WASHINGTON, July 18 (Xinhua) -- Chinese researchers said Thursday they have developed an "easy and safe way" to create stem cells, a breakthrough that could greatly promote the development of so-called therapeutic cloning to generate tissues and organs for treatment of diseases.
The method, described in the U.S. journal Science, involved a cocktail of small-molecule compounds to reprogram somatic cells to a pluripotent state with the ability to differentiate into any other type of cell in the body.
Previously, the genetic manipulation required to induce this pluripotent state, via nuclear transfer into oocytes or through the ectopic expression of defined factors, is complicated, a fact that has limited the cells' clinical applications so far.
In this study, Professor Deng Hongkui of Peking University said his team validated "a whole new route" to pluripotent stem cells by inducing a pluripotent state in mouse somatic cells with a combination of seven small-molecule compounds.
"Small molecules have advantages because they can be cell permeable, non-immunogenic, more cost-effective, and can be more easily synthesized, preserved, and standardized," the researchers wrote in their paper.
"Moreover, their effects on inhibiting and activating the function of specific proteins are often reversible and can be finely tuned by varying the concentrations," they said.
In total, pluripotent stem cells can be generated from mouse somatic cells at a frequency up to 0.2 percent using the combination of small-molecule compounds, the researchers found.
To characterize their differentiation potential, they injected the chemically induced pluripotent stem cells (CiPSCs) into immunodeficient mice and found that the cells were able to differentiate into tissues of all three germ layer.
Unlike mice generated through traditional methods, the mice generated from CiPSCs were "100 percent viable and apparently healthy for up to 6 months," they said.
Using the CiPSCs technology, the researchers have successfully created several healthy laboratory mice from fibroblastic cells in the adult mouse lung, including one called QingQing, Deng wrote in an email.
"QingQing has been living for more than 100 days up to now.
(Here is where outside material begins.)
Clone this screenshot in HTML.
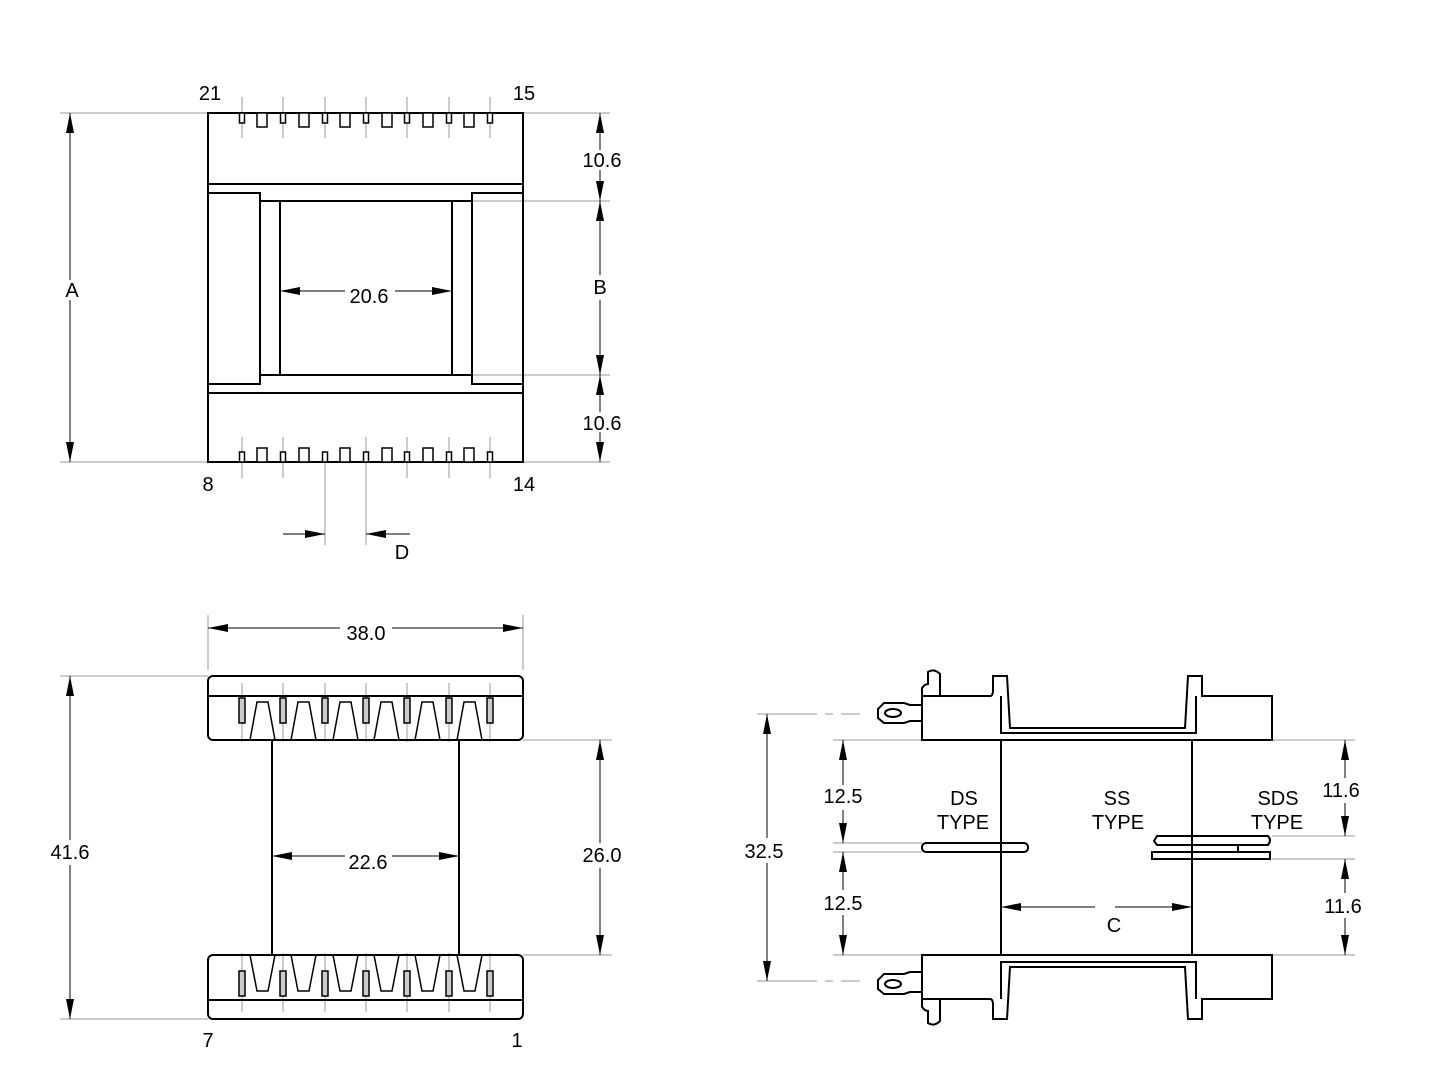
<!DOCTYPE html>
<html><head><style>html,body{margin:0;padding:0;background:#fff}svg{display:block}text{font-family:"Liberation Sans",sans-serif;font-size:20px;fill:#000}</style></head>
<body>
<svg width="1440" height="1080" viewBox="0 0 1440 1080" xmlns="http://www.w3.org/2000/svg">
<defs>
<marker id="a" viewBox="0 0 20 8" refX="20" refY="4" markerWidth="20" markerHeight="8" orient="auto-start-reverse" markerUnits="userSpaceOnUse"><path d="M0,0 L20,4 L0,8 z" fill="#000"/></marker>
</defs>
<g stroke="#999" stroke-width="1" fill="none">
<!-- top view extension lines -->
<line x1="60" y1="113" x2="208" y2="113"/><line x1="60" y1="462" x2="208" y2="462"/>
<line x1="523" y1="113" x2="610" y2="113"/><line x1="523" y1="462" x2="610" y2="462"/>
<line x1="472" y1="201" x2="610" y2="201"/><line x1="472" y1="375" x2="610" y2="375"/>
<line x1="325" y1="462" x2="325" y2="545"/><line x1="366" y1="462" x2="366" y2="545"/>
<!-- bottom-left ext -->
<line x1="208" y1="615" x2="208" y2="670"/><line x1="523" y1="615" x2="523" y2="670"/>
<line x1="60" y1="676" x2="208" y2="676"/><line x1="60" y1="1019" x2="208" y2="1019"/>
<line x1="523" y1="740" x2="612" y2="740"/><line x1="523" y1="955" x2="612" y2="955"/>
<!-- right ext -->
<line x1="757" y1="714" x2="860" y2="714" stroke-dasharray="60 8 8 8"/><line x1="757" y1="981" x2="860" y2="981" stroke-dasharray="60 8 8 8"/>
<line x1="833" y1="740" x2="922" y2="740"/><line x1="833" y1="955" x2="922" y2="955"/>
<line x1="833" y1="843" x2="922" y2="843"/><line x1="833" y1="852" x2="922" y2="852"/>
<line x1="1272" y1="740" x2="1355" y2="740"/><line x1="1272" y1="955" x2="1355" y2="955"/>
<line x1="1272" y1="836" x2="1355" y2="836"/><line x1="1272" y1="859" x2="1355" y2="859"/>
</g>
<!-- pin center lines -->
<g stroke="#999" stroke-width="1">
<line x1="242" y1="97" x2="242" y2="138"/><line x1="283" y1="97" x2="283" y2="138"/><line x1="325" y1="97" x2="325" y2="138"/><line x1="366" y1="97" x2="366" y2="138"/><line x1="407" y1="97" x2="407" y2="138"/><line x1="449" y1="97" x2="449" y2="138"/><line x1="490" y1="97" x2="490" y2="138"/>
<line x1="242" y1="437" x2="242" y2="478"/><line x1="283" y1="437" x2="283" y2="478"/><line x1="366" y1="437" x2="366" y2="478"/><line x1="407" y1="437" x2="407" y2="478"/><line x1="449" y1="437" x2="449" y2="478"/><line x1="490" y1="437" x2="490" y2="478"/>
<line x1="242" y1="683" x2="242" y2="742"/><line x1="283" y1="683" x2="283" y2="742"/><line x1="325" y1="683" x2="325" y2="742"/><line x1="366" y1="683" x2="366" y2="742"/><line x1="407" y1="683" x2="407" y2="742"/><line x1="449" y1="683" x2="449" y2="742"/><line x1="490" y1="683" x2="490" y2="742"/>
<line x1="242" y1="953" x2="242" y2="1012"/><line x1="283" y1="953" x2="283" y2="1012"/><line x1="325" y1="953" x2="325" y2="1012"/><line x1="366" y1="953" x2="366" y2="1012"/><line x1="407" y1="953" x2="407" y2="1012"/><line x1="449" y1="953" x2="449" y2="1012"/><line x1="490" y1="953" x2="490" y2="1012"/>
</g>
<g stroke="#000" stroke-width="2" fill="none">
<!-- top view -->
<rect x="208" y="113" width="315" height="349"/>
<line x1="208" y1="184" x2="523" y2="184"/><line x1="208" y1="393" x2="523" y2="393"/>
<path d="M208 193 H260 V384 H208"/><path d="M523 193 H472 V384 H523"/>
<line x1="260" y1="201" x2="472" y2="201"/><line x1="260" y1="375" x2="472" y2="375"/>
<line x1="280" y1="201" x2="280" y2="375"/><line x1="452" y1="201" x2="452" y2="375"/>
</g>
<g stroke="#000" stroke-width="1.5" fill="#fff">
<rect x="239.5" y="113" width="5" height="10"/><rect x="280.5" y="113" width="5" height="10"/><rect x="322.5" y="113" width="5" height="10"/><rect x="363.5" y="113" width="5" height="10"/><rect x="404.5" y="113" width="5" height="10"/><rect x="446.5" y="113" width="5" height="10"/><rect x="487.5" y="113" width="5" height="10"/>
<rect x="257" y="113" width="10" height="14"/><rect x="299" y="113" width="10" height="14"/><rect x="340" y="113" width="10" height="14"/><rect x="382" y="113" width="10" height="14"/><rect x="423" y="113" width="10" height="14"/><rect x="464" y="113" width="10" height="14"/>
<rect x="239.5" y="452" width="5" height="10"/><rect x="280.5" y="452" width="5" height="10"/><rect x="322.5" y="452" width="5" height="10"/><rect x="363.5" y="452" width="5" height="10"/><rect x="404.5" y="452" width="5" height="10"/><rect x="446.5" y="452" width="5" height="10"/><rect x="487.5" y="452" width="5" height="10"/>
<rect x="257" y="448" width="10" height="14"/><rect x="299" y="448" width="10" height="14"/><rect x="340" y="448" width="10" height="14"/><rect x="382" y="448" width="10" height="14"/><rect x="423" y="448" width="10" height="14"/><rect x="464" y="448" width="10" height="14"/>
</g>
<!-- bottom-left view -->
<g stroke="#000" stroke-width="2" fill="none">
<rect x="208" y="676" width="315" height="64" rx="5"/>
<line x1="208" y1="696" x2="523" y2="696"/>
<rect x="208" y="955" width="315" height="64" rx="5"/>
<line x1="208" y1="1000" x2="523" y2="1000"/>
<line x1="272" y1="740" x2="272" y2="955"/><line x1="459" y1="740" x2="459" y2="955"/>
</g>
<g stroke="#000" stroke-width="1.5" fill="none">
<path d="M250 740 L257 702 H268 L275 740 M291 740 L298 702 H309 L316 740 M333 740 L340 702 H351 L358 740 M374 740 L381 702 H392 L399 740 M415 740 L422 702 H433 L440 740 M457 740 L464 702 H475 L482 740"/>
<path d="M250 955 L257 991 H268 L275 955 M291 955 L298 991 H309 L316 955 M333 955 L340 991 H351 L358 955 M374 955 L381 991 H392 L399 955 M415 955 L422 991 H433 L440 955 M457 955 L464 991 H475 L482 955"/>
</g>
<g stroke="#000" stroke-width="1.5" fill="#ccc">
<rect x="239" y="698" width="6" height="25"/><rect x="280" y="698" width="6" height="25"/><rect x="322" y="698" width="6" height="25"/><rect x="363" y="698" width="6" height="25"/><rect x="404" y="698" width="6" height="25"/><rect x="446" y="698" width="6" height="25"/><rect x="487" y="698" width="6" height="25"/>
<rect x="239" y="971" width="6" height="25"/><rect x="280" y="971" width="6" height="25"/><rect x="322" y="971" width="6" height="25"/><rect x="363" y="971" width="6" height="25"/><rect x="404" y="971" width="6" height="25"/><rect x="446" y="971" width="6" height="25"/><rect x="487" y="971" width="6" height="25"/>
</g>
<!-- right view -->
<g stroke="#000" stroke-width="2" fill="none">
<path d="M922 696 H990 Q993 696 993 690 V676 H1007 L1010 728 H1185 L1188 676 H1202 V696 H1272 V740 H922 Z"/>
<path d="M1001 696 V733 H1196 V696"/>
<path d="M922 696 V688 Q925 684 928 684 V672 Q934 668 940 674 V696"/>
<path d="M922 705 H910 L904 703 H884 L878 709 V718 L884 723 H904 L910 721 H922"/>
<ellipse cx="893" cy="713" rx="8" ry="4"/>
<path d="M922 955 H1272 V999 H1202 V1019 H1188 L1185 967 H1010 L1007 1019 H993 V1005 Q993 999 990 999 H922 Z"/>
<path d="M1001 999 V962 H1196 V999"/>
<path d="M922 999 V1007 Q925 1011 928 1011 V1023 Q934 1027 940 1021 V999"/>
<path d="M922 972 H910 L904 974 H884 L878 980 V989 L884 994 H904 L910 992 H922"/>
<ellipse cx="893" cy="984" rx="8" ry="4"/>
<line x1="1001" y1="740" x2="1001" y2="955"/><line x1="1192" y1="740" x2="1192" y2="955"/>
<rect x="922" y="843" width="106" height="9" rx="4"/>
<path d="M1157 836 H1268 Q1272 840 1268 845 H1157 L1154 841 Z M1152 852 H1270 V859 H1152 Z M1238 845 V852"/>
</g>
<!-- dimension arrows -->
<g stroke="#000" stroke-width="1" fill="none" marker-end="url(#a)">
<line x1="70" y1="280" x2="70" y2="113"/><line x1="70" y1="300" x2="70" y2="462"/>
<line x1="600" y1="150" x2="600" y2="113"/><line x1="600" y1="170" x2="600" y2="201"/>
<line x1="600" y1="275" x2="600" y2="201"/><line x1="600" y1="300" x2="600" y2="375"/>
<line x1="600" y1="412" x2="600" y2="375"/><line x1="600" y1="432" x2="600" y2="462"/>
<line x1="345" y1="291" x2="280" y2="291"/><line x1="395" y1="291" x2="452" y2="291"/>
<line x1="283" y1="534" x2="325" y2="534"/><line x1="410" y1="534" x2="366" y2="534"/>
<line x1="340" y1="628" x2="208" y2="628"/><line x1="392" y1="628" x2="523" y2="628"/>
<line x1="70" y1="840" x2="70" y2="676"/><line x1="70" y1="865" x2="70" y2="1019"/>
<line x1="600" y1="843" x2="600" y2="740"/><line x1="600" y1="868" x2="600" y2="955"/>
<line x1="345" y1="856" x2="272" y2="856"/><line x1="392" y1="856" x2="459" y2="856"/>
<line x1="767" y1="838" x2="767" y2="714"/><line x1="767" y1="863" x2="767" y2="981"/>
<line x1="843" y1="785" x2="843" y2="740"/><line x1="843" y1="810" x2="843" y2="843"/>
<line x1="843" y1="890" x2="843" y2="852"/><line x1="843" y1="915" x2="843" y2="955"/>
<line x1="1345" y1="778" x2="1345" y2="740"/><line x1="1345" y1="803" x2="1345" y2="836"/>
<line x1="1345" y1="893" x2="1345" y2="859"/><line x1="1345" y1="918" x2="1345" y2="955"/>
<line x1="1095" y1="907" x2="1001" y2="907"/><line x1="1115" y1="907" x2="1192" y2="907"/>
</g>
<g text-anchor="middle">
<text x="210" y="100">21</text><text x="524" y="100">15</text>
<text x="208" y="491">8</text><text x="524" y="491">14</text>
<text x="72" y="297">A</text><text x="602" y="167">10.6</text><text x="600" y="294">B</text><text x="602" y="430">10.6</text>
<text x="369" y="303">20.6</text><text x="402" y="559">D</text>
<text x="366" y="640">38.0</text><text x="70" y="859">41.6</text><text x="602" y="862">26.0</text><text x="368" y="869">22.6</text>
<text x="208" y="1047">7</text><text x="517" y="1047">1</text>
<text x="764" y="858">32.5</text><text x="843" y="803">12.5</text><text x="843" y="910">12.5</text>
<text x="1341" y="797">11.6</text><text x="1343" y="913">11.6</text>
<text x="964" y="805">DS</text><text x="963" y="829">TYPE</text>
<text x="1117" y="805">SS</text><text x="1118" y="829">TYPE</text>
<text x="1278" y="805">SDS</text><text x="1277" y="829">TYPE</text>
<text x="1114" y="932">C</text>
</g>
</svg>
</body></html>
It develops well and it's lively and healthy. What's more, QingQing has already got its own 'babies' and they no longer need to worry about their health," Deng said.
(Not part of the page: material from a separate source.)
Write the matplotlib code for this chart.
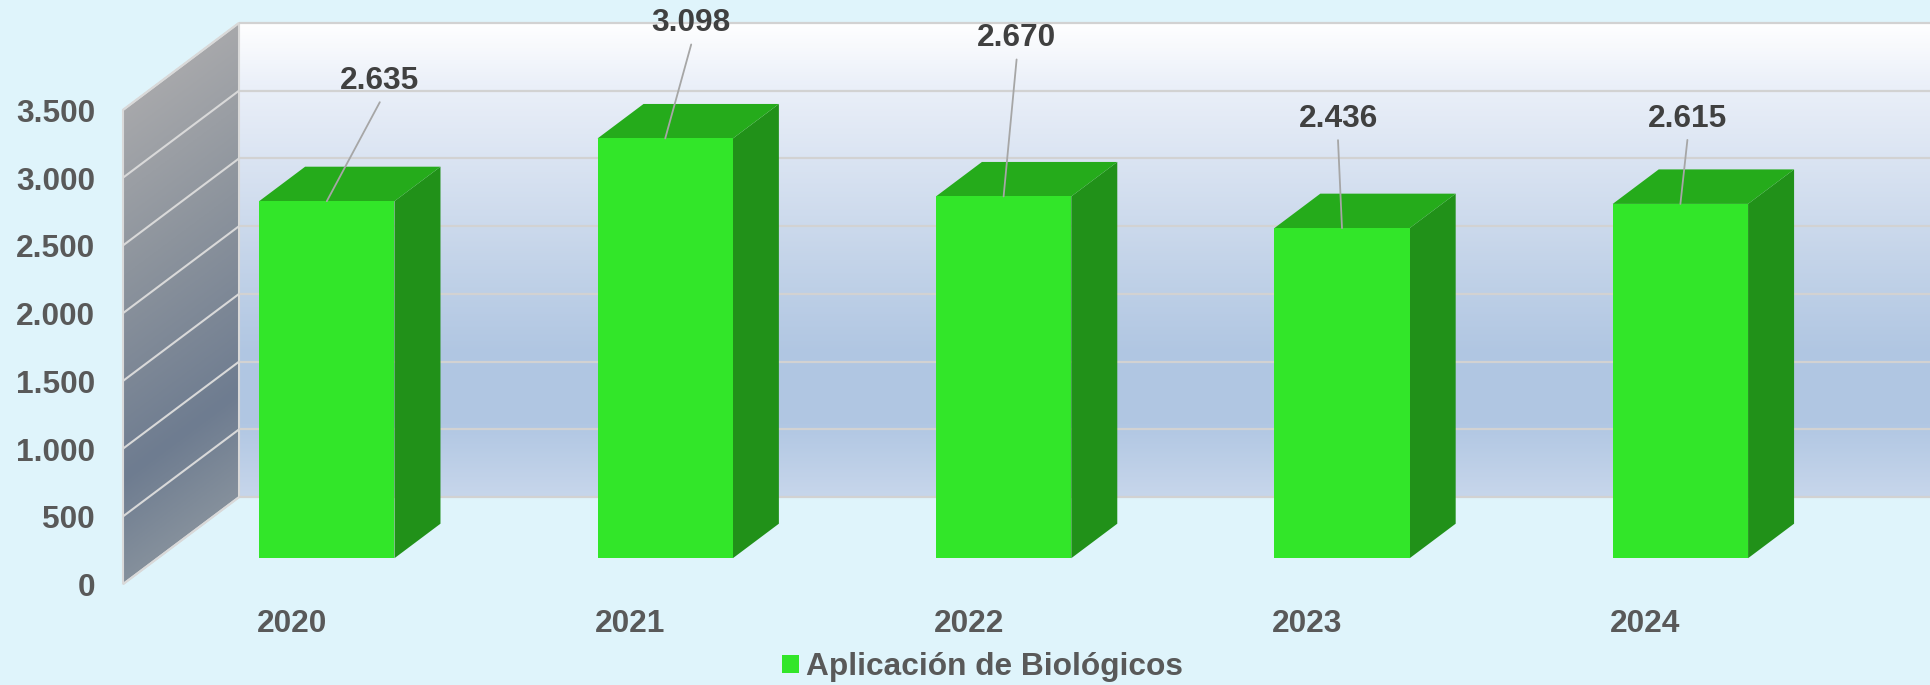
import numpy as np
import matplotlib
matplotlib.use("Agg")
import matplotlib.pyplot as plt
from matplotlib.colors import LinearSegmentedColormap
from matplotlib.patches import Patch, Polygon
from matplotlib.transforms import Affine2D

# ---- data ----
years = ["2020", "2021", "2022", "2023", "2024"]
values = [2635, 3098, 2670, 2436, 2615]
value_labels = ["2.635", "3.098", "2.670", "2.436", "2.615"]
y_ticks = [0, 500, 1000, 1500, 2000, 2500, 3000, 3500]
y_tick_labels = ["0", "500", "1.000", "1.500", "2.000", "2.500", "3.000", "3.500"]
series_name = "Aplicación de Biológicos"
# offset of each value label from the top-centre of its bar, in pixels
label_offsets = [(53, 120), (26, 115), (13, 158), (-4, 109), (7, 85)]
LEADER_GAP = 21  # pixels between the label centre and the start of its leader

# ---- style ----
W, H = 1931, 685
BG = "#DFF4FB"
FRONT, SIDE, TOP = "#32E629", "#219119", "#25AB1B"
GRID = "#D2D2D2"
TXT, LBL = "#595959", "#404040"
FS = 22.8
plt.rcParams["font.family"] = ["Liberation Sans", "DejaVu Sans"]
plt.rcParams["font.weight"] = "bold"

# pixel geometry of the plane through the bars' front faces
LEFT, RIGHT, BOTTOM, TOP_PX = 157.6, 1849.6, 558.2, 84.0
PX_X = (RIGHT - LEFT) / 5
PX_Y = (BOTTOM - TOP_PX) / 3500
DEPTH_X, DEPTH_Y = 46 / PX_X, 34.5 / PX_Y       # one bar depth, in data units
WALL_FRONT, WALL_BACK = -0.752, 1.77            # wall depth, in bar depths

fig = plt.figure(figsize=(W / 100, H / 100), dpi=100, facecolor=BG)
ax = fig.add_axes([LEFT / W, 1 - BOTTOM / H, (RIGHT - LEFT) / W, (BOTTOM - TOP_PX) / H])
ax.patch.set_visible(False)
for s in ax.spines.values():
    s.set_visible(False)
X0, X1, Y0, Y1 = -0.5, 4.5, 0, 3500


def proj(x, y, d):
    return (x + d * DEPTH_X, y + d * DEPTH_Y)


# back wall
back = [proj(X0, Y0, WALL_BACK), proj(X1, Y0, WALL_BACK), proj(X1, Y1, WALL_BACK), proj(X0, Y1, WALL_BACK)]
back_cmap = LinearSegmentedColormap.from_list("b", [
    (0, "#FFFFFF"), (0.13, "#EBF0F9"), (0.5, "#C4D4E9"), (0.70, "#B0C6E2"),
    (0.85, "#B1C7E3"), (1, "#C7D6EB")])
grad_v = np.linspace(0, 1, 256).reshape(-1, 1)
im = ax.imshow(grad_v, cmap=back_cmap, aspect="auto", interpolation="bilinear", zorder=1,
               extent=[back[0][0], back[1][0], back[0][1], back[2][1]], vmin=0, vmax=1)
im.set_clip_on(False)

# side wall
side = [proj(X0, Y0, WALL_FRONT), proj(X0, Y0, WALL_BACK), proj(X0, Y1, WALL_BACK), proj(X0, Y1, WALL_FRONT)]
side_cmap = LinearSegmentedColormap.from_list("s", [
    (0, "#A7A8AB"), (0.35, "#8D949D"), (0.78, "#6E7C90"), (1, "#85909C")])
uu, vv = np.meshgrid(np.linspace(0, 1, 200), np.linspace(0, 1, 400))
grad_s = np.clip((vv - (1 - uu) * 0.155) / 0.845, 0, 1)
side_poly = Polygon(side, closed=True, transform=ax.transData, facecolor="none", edgecolor="#D9D9D9",
                    lw=1.5, clip_on=False, zorder=2.5)
ax.add_patch(side_poly)
im2 = ax.imshow(grad_s, cmap=side_cmap, aspect="auto", interpolation="bilinear", zorder=2,
                extent=[side[0][0], side[1][0], side[0][1], side[2][1]], vmin=0, vmax=1)
im2.set_clip_path(side_poly)
im2.set_clip_box(fig.bbox)

# gridlines on both walls
for t in y_ticks:
    a, b, c = proj(X0, t, WALL_FRONT), proj(X0, t, WALL_BACK), proj(X1, t, WALL_BACK)
    ax.plot([a[0], b[0]], [a[1], b[1]], color="#D9D9D9", lw=1.5, clip_on=False, zorder=3, solid_capstyle="butt")
    ax.plot([b[0], c[0]], [b[1], c[1]], color=GRID, lw=1.6, clip_on=False, zorder=3, solid_capstyle="butt")
ax.plot([back[1][0]] * 2, [back[1][1], back[2][1]], color=GRID, lw=1.2, clip_on=False, zorder=3)

# bars
xs = np.arange(len(years))
bars = ax.bar(xs, values, width=0.4, color=FRONT, edgecolor="none", zorder=6)
for b in bars:
    l, r, h = b.get_x(), b.get_x() + b.get_width(), b.get_height()
    ax.add_patch(Polygon([proj(r, 0, 0), proj(r, 0, 1), proj(r, h, 1), proj(r, h, 0)],
                         closed=True, facecolor=SIDE, edgecolor="none", clip_on=False, zorder=5))
    ax.add_patch(Polygon([proj(l, h, 0), proj(r, h, 0), proj(r, h, 1), proj(l, h, 1)],
                         closed=True, facecolor=TOP, edgecolor="none", clip_on=False, zorder=5))

# value labels with leader lines
for x, v, s, (dx, dy) in zip(xs, values, value_labels, label_offsets):
    ax.annotate(s, xy=(x, v), xytext=(dx * 0.72, dy * 0.72), textcoords="offset points",
                ha="center", va="center", color=LBL, fontsize=FS, fontweight="bold", zorder=8,
                annotation_clip=False)
    ax.annotate("", xy=(x, v), xytext=(dx * 0.72, (dy - LEADER_GAP) * 0.72), textcoords="offset points",
                annotation_clip=False, zorder=8,
                arrowprops=dict(arrowstyle="-", color="#A6A6A6", lw=1.3, shrinkA=0, shrinkB=0))

ax.set_xlim(X0, X1)
ax.set_ylim(Y0, Y1)

# ticks: labels sit on the front edge of the floor
ax.set_yticks(y_ticks, y_tick_labels)
ax.set_xticks(xs, years)
ax.tick_params(axis="y", length=0, pad=(LEFT - 95) * 0.72, labelsize=FS, labelcolor=TXT)
ax.tick_params(axis="x", length=0, pad=51 * 0.72, labelsize=FS, labelcolor=TXT)
for lab in ax.get_yticklabels():
    lab.set_fontweight("bold")
    lab.set_transform(lab.get_transform() + Affine2D().translate(0, -26.5))
for lab in ax.get_xticklabels():
    lab.set_fontweight("bold")
    lab.set_transform(lab.get_transform() + Affine2D().translate(-35, 0))

fs_px = FS * 100 / 72
ax.legend(handles=[Patch(facecolor=FRONT, edgecolor="none", label=series_name)],
          loc="center", bbox_to_anchor=(982 / W, 1 - 667 / H), bbox_transform=fig.transFigure,
          frameon=False, labelcolor=TXT, borderpad=0, borderaxespad=0,
          handlelength=17 / fs_px, handleheight=16 / fs_px, handletextpad=7 / fs_px,
          prop={"weight": "bold", "size": FS})

fig.savefig("out.png", dpi=100, facecolor=BG)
The researchers believed that these findings "open up the possibility of generating functionally desirable cell types in regenerative medicine by cell fate reprogramming using specific chemicals or drugs, instead of genetic manipulation and difficult- to-manufacture biologics."
"To date, the complete chemical reprogramming approach remains to be further improved to reprogram human somatic cells and ultimately meet the needs of regenerative medicine," they wrote.